* Begin DATA SUPPLIED *
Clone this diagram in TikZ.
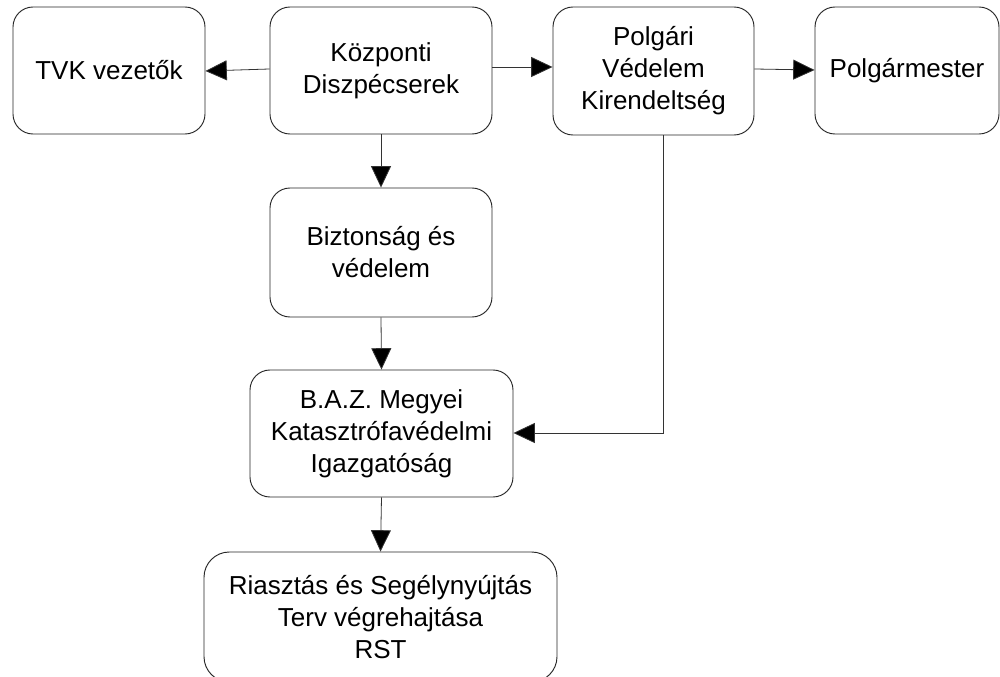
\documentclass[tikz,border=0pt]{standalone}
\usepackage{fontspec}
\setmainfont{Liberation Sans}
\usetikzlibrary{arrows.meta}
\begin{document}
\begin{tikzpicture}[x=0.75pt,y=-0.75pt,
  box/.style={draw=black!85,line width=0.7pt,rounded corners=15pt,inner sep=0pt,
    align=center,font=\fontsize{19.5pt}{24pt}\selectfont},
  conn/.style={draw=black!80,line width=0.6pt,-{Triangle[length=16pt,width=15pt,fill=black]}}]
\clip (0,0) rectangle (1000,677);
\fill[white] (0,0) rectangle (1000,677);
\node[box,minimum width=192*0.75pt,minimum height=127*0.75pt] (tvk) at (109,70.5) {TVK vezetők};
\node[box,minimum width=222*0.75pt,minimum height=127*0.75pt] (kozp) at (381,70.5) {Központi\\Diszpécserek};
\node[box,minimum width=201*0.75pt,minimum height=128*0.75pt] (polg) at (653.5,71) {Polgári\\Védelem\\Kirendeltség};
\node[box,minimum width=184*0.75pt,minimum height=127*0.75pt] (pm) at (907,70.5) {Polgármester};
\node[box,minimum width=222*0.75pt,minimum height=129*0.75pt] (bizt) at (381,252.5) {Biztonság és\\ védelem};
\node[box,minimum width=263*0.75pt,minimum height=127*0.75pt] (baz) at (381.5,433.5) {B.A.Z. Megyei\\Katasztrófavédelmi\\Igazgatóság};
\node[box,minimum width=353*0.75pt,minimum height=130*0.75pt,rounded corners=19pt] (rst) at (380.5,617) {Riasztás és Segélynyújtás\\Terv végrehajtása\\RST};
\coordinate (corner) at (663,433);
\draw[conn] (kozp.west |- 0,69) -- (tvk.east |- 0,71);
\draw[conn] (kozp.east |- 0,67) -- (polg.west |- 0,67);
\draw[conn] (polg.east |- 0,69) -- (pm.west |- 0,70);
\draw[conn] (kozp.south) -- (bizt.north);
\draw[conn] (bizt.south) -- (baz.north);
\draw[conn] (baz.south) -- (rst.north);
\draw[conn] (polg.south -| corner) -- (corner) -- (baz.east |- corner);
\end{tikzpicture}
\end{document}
* End DATA SUPPLIED *
* Begin DATA SUPPLIED *
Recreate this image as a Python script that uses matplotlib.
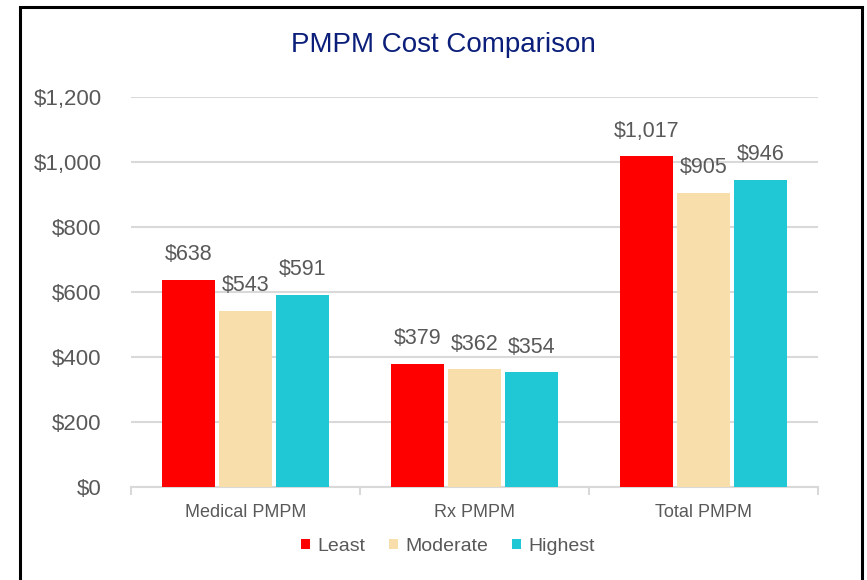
* End DATA SUPPLIED *
* Begin DATA SUPPLIED *
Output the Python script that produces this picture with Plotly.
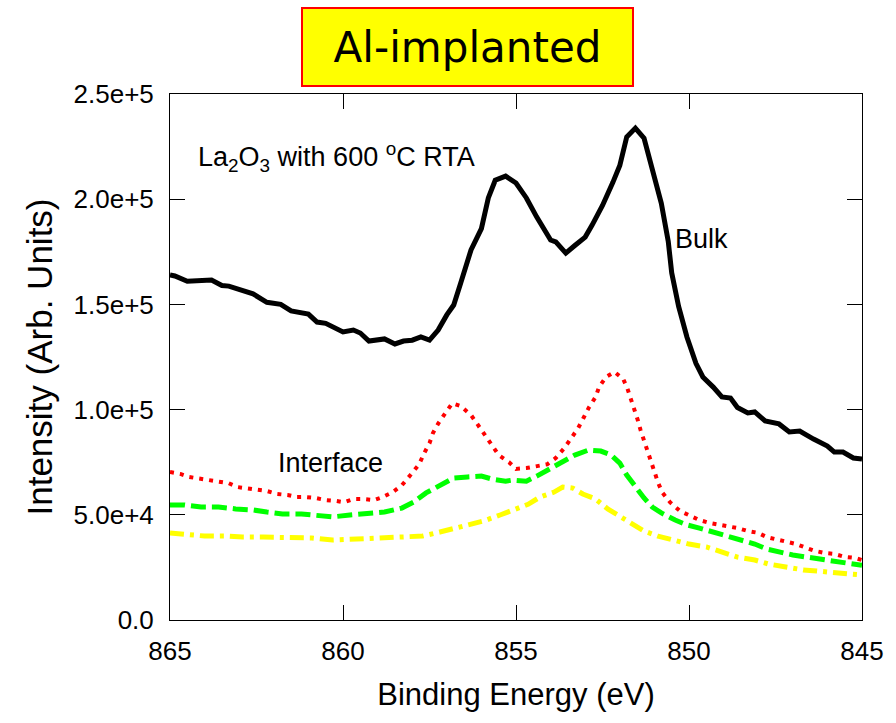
* End DATA SUPPLIED *
▶ SET EXERCISE
Reply with one number only, the count of lines above that hold the string "Python".

▶ IN RESPONSE
2